▶ Written instruction
Without the pictures, output the lines of the material from the very first through the one that holds "start_year = 2007".

▶ Source excerpt
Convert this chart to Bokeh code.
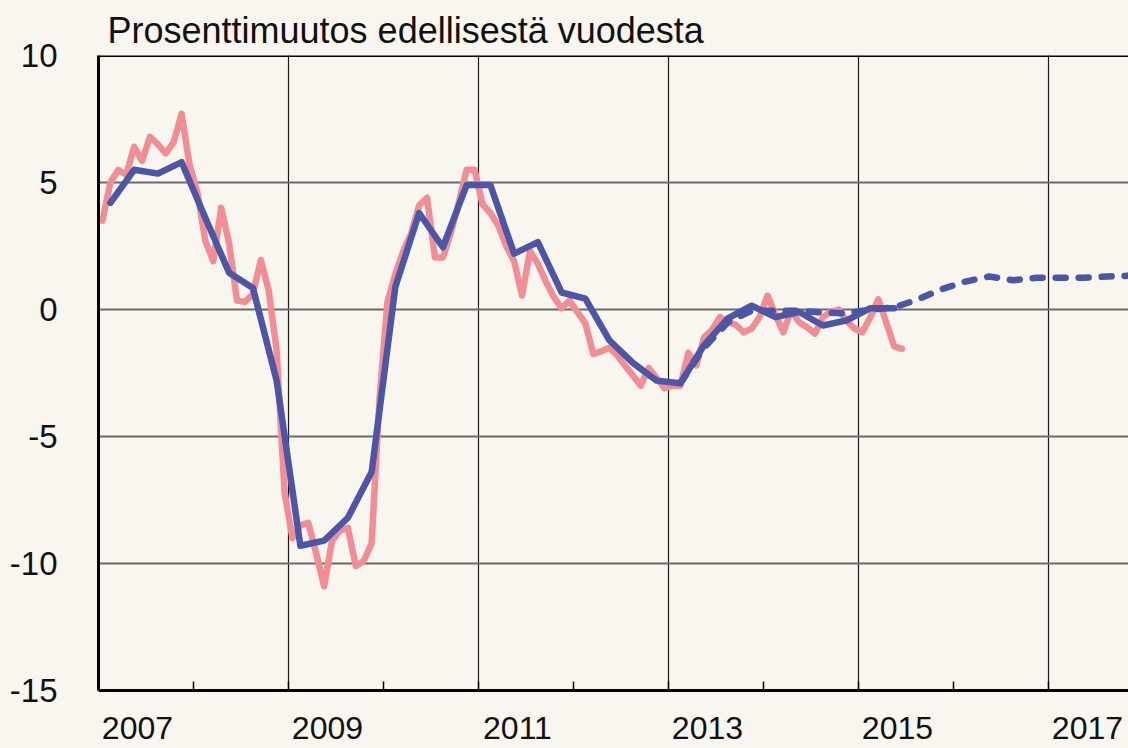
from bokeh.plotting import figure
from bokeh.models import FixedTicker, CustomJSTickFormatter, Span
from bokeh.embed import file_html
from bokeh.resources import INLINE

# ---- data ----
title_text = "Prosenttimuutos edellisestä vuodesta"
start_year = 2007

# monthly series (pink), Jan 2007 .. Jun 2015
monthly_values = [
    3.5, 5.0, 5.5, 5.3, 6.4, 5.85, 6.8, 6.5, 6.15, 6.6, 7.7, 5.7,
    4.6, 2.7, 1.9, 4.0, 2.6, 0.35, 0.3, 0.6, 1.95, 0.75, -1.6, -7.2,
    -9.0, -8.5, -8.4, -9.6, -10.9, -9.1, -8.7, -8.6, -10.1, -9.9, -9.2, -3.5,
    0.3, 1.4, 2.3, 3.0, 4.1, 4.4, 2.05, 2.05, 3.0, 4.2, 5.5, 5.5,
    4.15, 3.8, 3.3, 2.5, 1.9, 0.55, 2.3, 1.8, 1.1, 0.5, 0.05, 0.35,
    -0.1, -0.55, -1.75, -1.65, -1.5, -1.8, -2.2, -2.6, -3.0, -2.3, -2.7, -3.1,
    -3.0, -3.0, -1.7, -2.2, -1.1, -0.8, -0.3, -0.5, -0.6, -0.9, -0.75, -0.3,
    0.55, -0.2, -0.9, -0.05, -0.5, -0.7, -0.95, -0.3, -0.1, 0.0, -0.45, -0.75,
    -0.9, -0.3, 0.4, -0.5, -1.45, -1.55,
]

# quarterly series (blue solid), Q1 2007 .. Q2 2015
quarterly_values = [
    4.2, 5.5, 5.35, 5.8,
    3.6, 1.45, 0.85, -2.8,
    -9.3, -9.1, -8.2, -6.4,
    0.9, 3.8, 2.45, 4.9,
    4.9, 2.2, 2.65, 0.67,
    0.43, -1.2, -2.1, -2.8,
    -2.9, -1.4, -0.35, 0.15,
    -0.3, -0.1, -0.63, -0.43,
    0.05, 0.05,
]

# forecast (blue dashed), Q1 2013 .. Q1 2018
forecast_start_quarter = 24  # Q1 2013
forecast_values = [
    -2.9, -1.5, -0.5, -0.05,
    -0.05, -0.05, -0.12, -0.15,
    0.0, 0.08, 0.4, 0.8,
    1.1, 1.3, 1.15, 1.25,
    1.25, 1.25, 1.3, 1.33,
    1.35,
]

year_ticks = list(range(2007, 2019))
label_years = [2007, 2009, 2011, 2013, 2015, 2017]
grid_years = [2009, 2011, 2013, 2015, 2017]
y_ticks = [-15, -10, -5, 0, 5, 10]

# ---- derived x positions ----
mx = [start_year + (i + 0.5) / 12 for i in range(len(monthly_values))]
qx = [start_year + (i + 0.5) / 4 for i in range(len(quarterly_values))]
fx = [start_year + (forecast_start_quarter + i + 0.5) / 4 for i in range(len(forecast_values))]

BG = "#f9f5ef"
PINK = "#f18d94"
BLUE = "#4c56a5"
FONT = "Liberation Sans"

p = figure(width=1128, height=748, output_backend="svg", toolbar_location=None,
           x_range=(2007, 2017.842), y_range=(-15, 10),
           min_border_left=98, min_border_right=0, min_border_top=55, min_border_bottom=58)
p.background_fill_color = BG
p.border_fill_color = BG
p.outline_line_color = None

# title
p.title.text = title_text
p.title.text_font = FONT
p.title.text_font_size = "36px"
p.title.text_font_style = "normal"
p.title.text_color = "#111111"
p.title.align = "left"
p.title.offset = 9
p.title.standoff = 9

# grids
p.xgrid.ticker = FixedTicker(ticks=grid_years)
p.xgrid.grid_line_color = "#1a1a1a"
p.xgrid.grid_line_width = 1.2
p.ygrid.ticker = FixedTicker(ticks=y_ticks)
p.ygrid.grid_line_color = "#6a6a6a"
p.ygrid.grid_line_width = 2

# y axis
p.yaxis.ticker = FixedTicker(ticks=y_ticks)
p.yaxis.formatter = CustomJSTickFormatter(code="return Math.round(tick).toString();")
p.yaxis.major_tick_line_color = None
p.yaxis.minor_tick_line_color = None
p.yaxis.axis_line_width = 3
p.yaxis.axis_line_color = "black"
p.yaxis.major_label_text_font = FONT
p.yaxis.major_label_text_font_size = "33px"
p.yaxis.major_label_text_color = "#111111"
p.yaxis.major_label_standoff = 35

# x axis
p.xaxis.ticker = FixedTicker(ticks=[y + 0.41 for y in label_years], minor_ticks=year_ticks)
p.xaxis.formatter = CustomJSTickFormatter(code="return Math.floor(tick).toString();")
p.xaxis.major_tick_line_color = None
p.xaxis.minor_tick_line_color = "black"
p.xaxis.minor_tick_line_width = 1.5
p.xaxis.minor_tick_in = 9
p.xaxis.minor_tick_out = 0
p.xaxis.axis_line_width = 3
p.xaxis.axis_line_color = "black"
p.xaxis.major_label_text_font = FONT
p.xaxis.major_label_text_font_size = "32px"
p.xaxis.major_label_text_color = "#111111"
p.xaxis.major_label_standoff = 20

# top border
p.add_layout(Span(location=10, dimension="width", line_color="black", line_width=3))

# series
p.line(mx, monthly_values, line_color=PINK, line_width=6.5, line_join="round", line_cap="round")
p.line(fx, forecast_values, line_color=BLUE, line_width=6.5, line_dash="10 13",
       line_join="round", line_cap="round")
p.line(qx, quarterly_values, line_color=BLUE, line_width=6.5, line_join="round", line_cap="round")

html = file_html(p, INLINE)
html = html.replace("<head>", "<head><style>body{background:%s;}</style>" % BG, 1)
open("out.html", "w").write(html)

▶ Answer below
Convert this chart to Bokeh code.
from bokeh.plotting import figure
from bokeh.models import FixedTicker, CustomJSTickFormatter, Span
from bokeh.embed import file_html
from bokeh.resources import INLINE

# ---- data ----
title_text = "Prosenttimuutos edellisestä vuodesta"
start_year = 2007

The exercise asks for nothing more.